Skill-Based Hiring Is Becoming More Important
One of the biggest shifts in the IT industry is the move toward skill-based hiring.
Companies increasingly want proof that a candidate can do the work, not just talk about it. That is why practical assignments, coding rounds, project discussions, portfolio reviews, and technical interviews remain so important.
This is also why industry-oriented training, practical projects, and structured learning matter more than ever. Students who practice real tasks tend to perform better in both AI-driven and human-led hiring stages.
So, Who Wins: AI or Human Judgment?
The real answer is neither.
Hiring works best when both are used properly.
AI helps companies manage speed and scale. Human judgment helps them identify potential and fit. One supports efficiency. The other protects quality.

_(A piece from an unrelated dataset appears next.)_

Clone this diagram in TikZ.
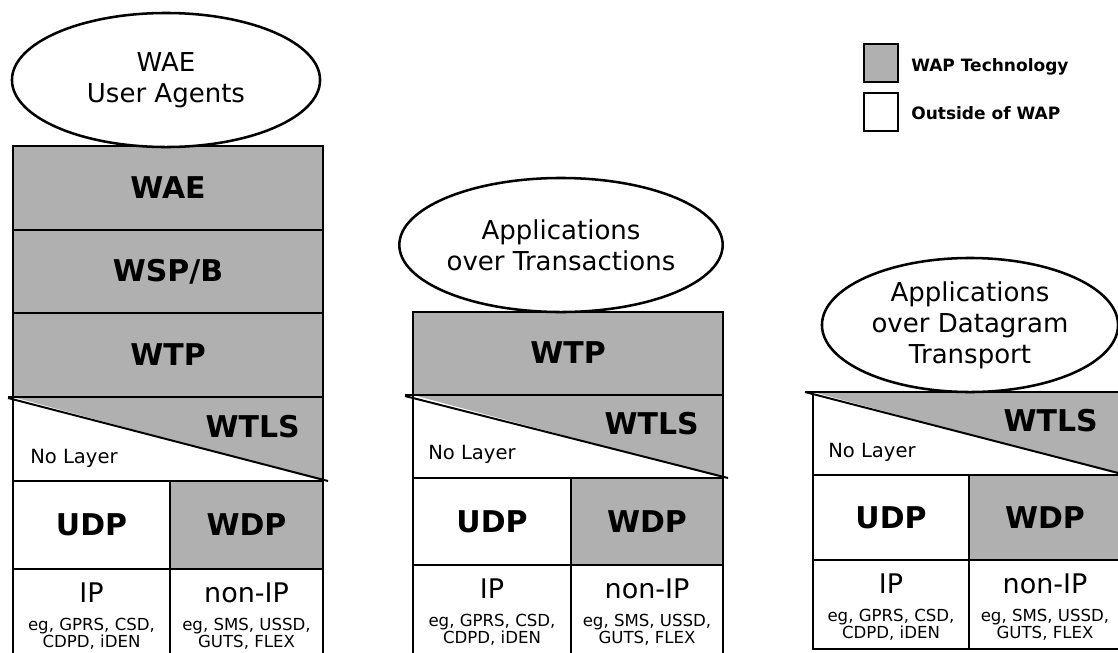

For freshers, the lesson is simple: do not prepare only to pass a system. Prepare to prove your value.
A machine may scan your resume, but a person will still evaluate your readiness.
Final Thoughts
AI is changing hiring decisions, but it has not removed the importance of human judgment. In fact, as screening becomes more automated, the interview stage becomes even more important.
So if you are an engineering graduate, intern, or IT fresher, focus on what truly matters:
build real skills
work on practical projects
learn to explain your work clearly
prepare for both automated screening and real interviews
That is the smartest way to grow in today’s hiring environment.
For students who want stronger job readiness, structured learning with practical exposure can make a real difference. Training approaches that focus on skills, projects, and industry expectations, like those encouraged by VibrantMinds Technologies, can help freshers become more confident and better prepared for the real hiring world.
Conclusion
AI may help shortlist resumes, but it does not replace real capability. Human judgment still plays the final role in identifying who is ready to learn, contribute, and grow.
So instead of worrying about whether AI or humans are deciding your future, focus on becoming the kind of candidate both will recognize as valuable.
That is how strong careers are built.